The Book of Proverbs offers a concentrated graduate course in the art of living. It is an education founded on the premise that life adds up to something coherent and good, stable and full of shalom because there is a Creator God who made each person and each thing. Further, God made each person and each thing to work in certain ways (and not in others) so that if everybody functions the way they were made to function, life would get webbed together into a marvelously complex, inter-locking system of mutual affirmation. There simply is a wise way and a foolish way to do most anything.

That’s why most of the Bible’s proverbs are not prescriptive but descriptive.
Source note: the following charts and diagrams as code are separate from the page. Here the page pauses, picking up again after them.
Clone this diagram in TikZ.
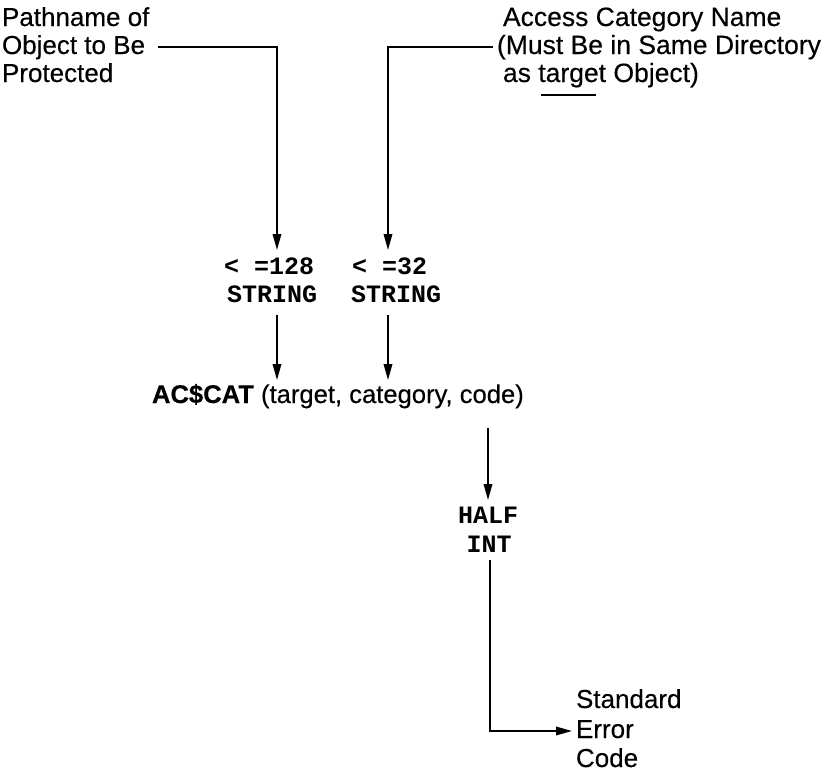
\documentclass[tikz,border=0pt]{standalone}
\usepackage{fontspec}
\setmainfont{Liberation Sans}[FakeBold=0.3]
\newfontfamily\monofnt{Liberation Mono}
\usetikzlibrary{arrows.meta}
\tikzset{
  lbl/.style={inner sep=0pt, outer sep=0pt, align=left, font=\fontsize{26}{28}\selectfont},
  lblr/.style={inner sep=0pt, outer sep=0pt, align=left, font=\fontsize{26.5}{28}\selectfont},
  lblc/.style={inner sep=0pt, outer sep=0pt, font=\fontsize{25.6}{28}\selectfont},
  mono/.style={inner sep=0pt, outer sep=0pt, font=\monofnt\bfseries\fontsize{25}{28}\selectfont},
  conn/.style={line width=1.8pt, -{Triangle[length=16pt,width=8.5pt]}},
  plain/.style={line width=1.8pt}
}
\begin{document}
\begin{tikzpicture}[x=1pt,y=-1pt]
\useasboundingbox (0,0) rectangle (838,771);
% labels
\node[lbl, anchor=base west] (path) at (2,26) {Pathname of};
\node[lbl, anchor=base west] (path2) at (2,54) {Object to Be};
\node[lbl, anchor=base west] (path3) at (2,82) {Protected};
\node[lblr, anchor=base west] (acc) at (503,26) {Access Category Name};
\node[lblr, anchor=base west] (acc2) at (497,54) {(Must Be in Same Directory};
\node[lblr, anchor=base west] (acc3) at (503,82) {as target Object)};
\draw[line width=1.2pt] (541,95) -- (596,95);
% mono type labels
\node[mono, anchor=base west] (lim1) at (224,274) {< =128};
\node[mono, anchor=base west] (str1) at (227,302) {STRING};
\node[mono, anchor=base west] (lim2) at (352,274) {< =32};
\node[mono, anchor=base west] (str2) at (351,302) {STRING};
% call
\node[lblc, anchor=base west] (call) at (152,403) {\textbf{AC\$CAT} (target, category, code)};
% half int
\node[mono, anchor=base] (half) at (488,523) {HALF};
\node[mono, anchor=base] (int) at (489,552) {INT};
% result
\node[lbl, anchor=base west] (std) at (576,708) {Standard};
\node[lbl, anchor=base west] (err) at (576,738) {Error};
\node[lbl, anchor=base west] (code) at (576,767) {Code};
% coordinates
\coordinate (s1) at (158,47);
\coordinate (t1) at (277,250);
\coordinate (s2) at (493,47);
\coordinate (t2) at (388,250);
\coordinate (a1) at (277,315);
\coordinate (b1) at (277,380);
\coordinate (a2) at (388,315);
\coordinate (b2) at (388,380);
\coordinate (a3) at (488,428);
\coordinate (b3) at (488,500);
\coordinate (a4) at (490,560);
\coordinate (b4) at (572,731);
% connectors
\draw[conn] (s1) -| (t1);
\draw[conn] (s2) -| (t2);
\draw[conn] (a1) -- (b1);
\draw[conn] (a2) -- (b2);
\draw[conn] (a3) -- (b3);
\draw[conn] (a4) |- (b4);
\end{tikzpicture}
\end{document}
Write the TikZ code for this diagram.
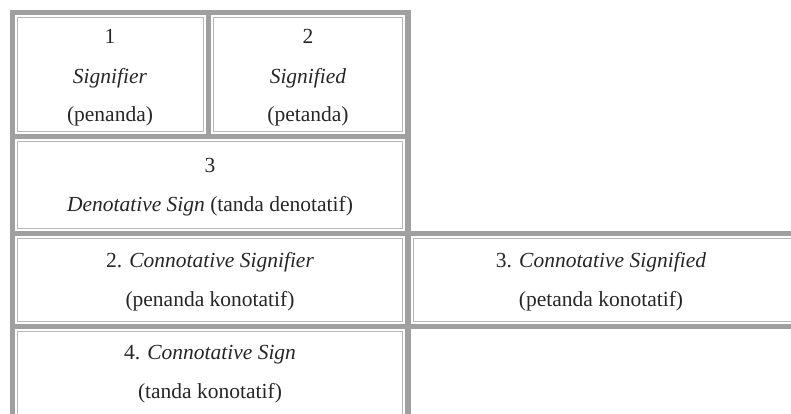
\documentclass[tikz,border=0pt]{standalone}
\usepackage{fontspec}
\setmainfont{Liberation Serif}
\definecolor{bandgray}{HTML}{A0A0A0}
\definecolor{linegray}{HTML}{B8B8B8}

\begin{document}
\begin{tikzpicture}[x=1pt, y=-1pt, font=\fontsize{21.5}{26}\selectfont,
		band/.style={fill=bandgray},
		cell/.style={draw=linegray, line width=1.3pt},
		txt/.style={inner sep=0pt, text=black!85}]
		\clip (0,0) rectangle (791,414);
		% thick frame
		\fill[band] (10,10) rectangle (411,15);
		\fill[band] (10,10) rectangle (15,420);
		\fill[band] (206,10) rectangle (211,138);
		\fill[band] (405,10) rectangle (411,420);
		\fill[band] (10,134) rectangle (411,139);
		\fill[band] (10,231) rectangle (795,236);
		\fill[band] (10,324) rectangle (795,329);
		% cell edges
		\draw[cell] (17.5,17.5) rectangle (203.5,131.5);
		\draw[cell] (213.5,17.5) rectangle (402.5,131.5);
		\draw[cell] (17.5,141.5) rectangle (402.5,228.5);
		\draw[cell] (17.5,238.5) rectangle (402.5,321.5);
		\draw[cell] (413.5,238.5) rectangle (800,321.5);
		\draw[cell] (17.5,331.5) rectangle (402.5,430);
		% denotation
		\node[txt] (one) at (110,36) {1};
		\node[txt] (sgnr) at (110,78) {\textit{Signifier}};
		\node[txt] (pnda) at (110,116) {(penanda)};
		\node[txt] (two) at (308,36) {2};
		\node[txt] (sgnd) at (308,78) {\textit{Signified}};
		\node[txt] (ptda) at (308,116) {(petanda)};
		\node[txt] (three) at (210,165) {3};
		\node[txt] (dsign) at (210,206) {\textit{Denotative Sign} (tanda denotatif)};
		% connotation
		\node[txt] (csgnr) at (210,262) {2. \textit{Connotative Signifier}};
		\node[txt] (pkon) at (210,301) {(penanda konotatif)};
		\node[txt] (csgnd) at (601,262) {3. \textit{Connotative Signified}};
		\node[txt] (ptkon) at (601,301) {(petanda konotatif)};
		\node[txt] (csign) at (210,355) {4. \textit{Connotative Sign}};
		\node[txt] (tkon) at (210,393) {(tanda konotatif)};
	\end{tikzpicture}
\end{document}
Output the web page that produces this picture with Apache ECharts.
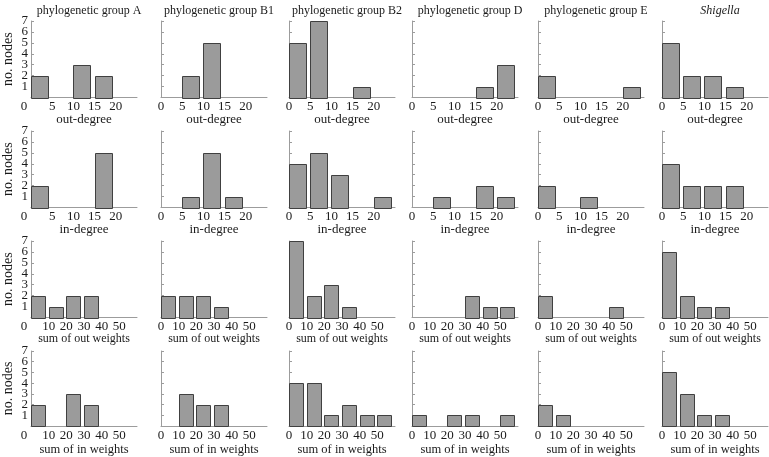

They don’t command you to do something but simply notice what works and what flops. The wise one takes notes on life, not to answer the question, “What should I do?” so much as to answer the question, “Hmmm . . . what’s going on here?” So, for instance, a wise person might watch all those shouting-match (and sometimes chair-throwing!) daytime talk shows in which families appear on the show so that the whole world can watch them swear at each other, take swings at each other, and just generally disintegrate on national TV.  And a wise person might note that nine times out of ten some form of deviant sexuality lies at the prurient and puerile base of those dreadful spectacles.

In those situations you could swing in with the Ten Commandments and start barking out moral imperatives to the people. But a wise one would perhaps start with the straightforward observation, “Something isn’t working there at a very basic level. What is it? These people are not happy. They are not united. Their lives are deeply disjointed and as a result a good many of them are having no fun at all. Let’s sift through the layers to see where things started to go wrong and maybe then we can figure out a better way so that you can all live together happily under one roof instead of falling apart in front of strangers who are turning your tragedy into their afternoon entertainment.”

The overall point is that we try to order our lives around various principles and proverbs in the belief that what we are finally aiming at is a coherent, cohesive life which fits with the larger picture of creation which God himself sketched at the dawn of time. The fear of the Lord means we believe that there just is a certain way that life is supposed to go. Wisdom and the pursuit of a prudent life stems from and depends on the up-front belief that despite how messed up and fragmented life often looks, in the long run all those diverse pieces belong to a single puzzle, the picture of which is held in the mind of the one true God in Christ Jesus the Lord.

Because in the New Testament it becomes clear that Jesus is the Wisdom of God incarnate. Somehow, despite the odd way in which he lived and despite the scandalous quirk of his death (which seemed like the ultimate dead end), somehow this Jesus started to put the puzzle pieces back together again in a way more dramatic than anyone before or since ever managed to do. In Christ, the apostle Paul liked to say, God has turned the wisdom of the world into folly. One piece of conventional wisdom that Jesus overturned was the loopy notion that life is whatever a given individual makes of it.

Not true, Jesus said. Life is what God makes of it. The fear of that Lord is the beginning of wisdom. In Christ it is the end, the goal, of all wisdom, too. Blessed are those who pay attention, for theirs is the big picture that just is the new creation!